* **Requirements**: Give only the number of lines in the data that contain the word "matplotlib".
▬▬▬▬▬▬
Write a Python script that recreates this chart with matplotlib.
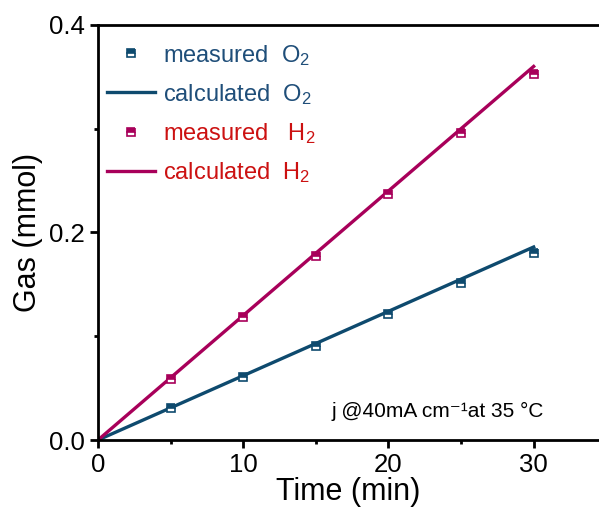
import matplotlib
matplotlib.use("Agg")
import matplotlib.pyplot as plt
from matplotlib.ticker import MultipleLocator, FormatStrFormatter

plt.rcParams["font.family"] = ["Liberation Sans", "DejaVu Sans"]
plt.rcParams["mathtext.fontset"] = "custom"
plt.rcParams["mathtext.rm"] = "Liberation Sans"
plt.rcParams["mathtext.it"] = "Liberation Sans:italic"

# data
time_meas = [5, 10, 15, 20, 25, 30]
o2_meas = [0.031, 0.061, 0.091, 0.121, 0.151, 0.180]
h2_meas = [0.059, 0.119, 0.177, 0.237, 0.296, 0.353]
time_calc = [0, 5, 10, 15, 20, 25, 30]
o2_calc = [0, 0.031, 0.062, 0.093, 0.124, 0.155, 0.186]
h2_calc = [0, 0.06, 0.12, 0.18, 0.24, 0.30, 0.36]

c_o2 = "#0E4A6E"
c_h2 = "#A8005A"
c_o2_txt = "#1F4E79"
c_h2_txt = "#CC1111"

fig = plt.figure(figsize=(5.99, 5.15), dpi=100)
ax = fig.add_axes([0.1636, 0.1456, 0.8364, 0.806])

l1, = ax.plot(time_meas, o2_meas, ls="none", marker="s", ms=5.5, mew=1.2,
              color=c_o2, fillstyle="top", markerfacecoloralt="white",
              label=r"measured  O$_2$", zorder=3)
l2, = ax.plot(time_calc, o2_calc, color=c_o2, lw=2.4, label=r"calculated  O$_2$")
l3, = ax.plot(time_meas, h2_meas, ls="none", marker="s", ms=5.5, mew=1.2,
              color=c_h2, fillstyle="top", markerfacecoloralt="white",
              label=r"measured   H$_2$", zorder=3)
l4, = ax.plot(time_calc, h2_calc, color=c_h2, lw=2.4, label=r"calculated  H$_2$")

ax.set_xlim(0, 34.5)
ax.set_ylim(0, 0.4)
ax.xaxis.set_major_locator(MultipleLocator(10))
ax.xaxis.set_minor_locator(MultipleLocator(5))
ax.yaxis.set_major_locator(MultipleLocator(0.2))
ax.yaxis.set_minor_locator(MultipleLocator(0.1))
ax.yaxis.set_major_formatter(FormatStrFormatter("%.1f"))
ax.tick_params(which="major", direction="out", length=6, width=2, labelsize=18.5)
ax.tick_params(which="minor", direction="out", length=3, width=2)
for s in ["left", "bottom", "top"]:
    ax.spines[s].set_linewidth(2)
ax.spines["right"].set_visible(False)

ax.set_xlabel("Time (min)", fontsize=22, labelpad=0)
ax.set_ylabel("Gas (mmol)", fontsize=22, labelpad=4)

leg = ax.legend(handles=[l1, l2, l3, l4], loc="upper left", frameon=False,
                fontsize=17, handlelength=2.0, handletextpad=0.35,
                labelspacing=0.6, borderaxespad=0.1, borderpad=0.3,
                bbox_to_anchor=(0.0, 0.98))
for t, c in zip(leg.get_texts(), [c_o2_txt, c_o2_txt, c_h2_txt, c_h2_txt]):
    t.set_color(c)

ax.text(30.7, 0.022, "j @40mA cm\u207b\u00b9at 35 \u00b0C", fontsize=15,
        ha="right", va="baseline")

fig.savefig("out.png", dpi=100)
▬▬▬▬▬▬
* **Full response**: 5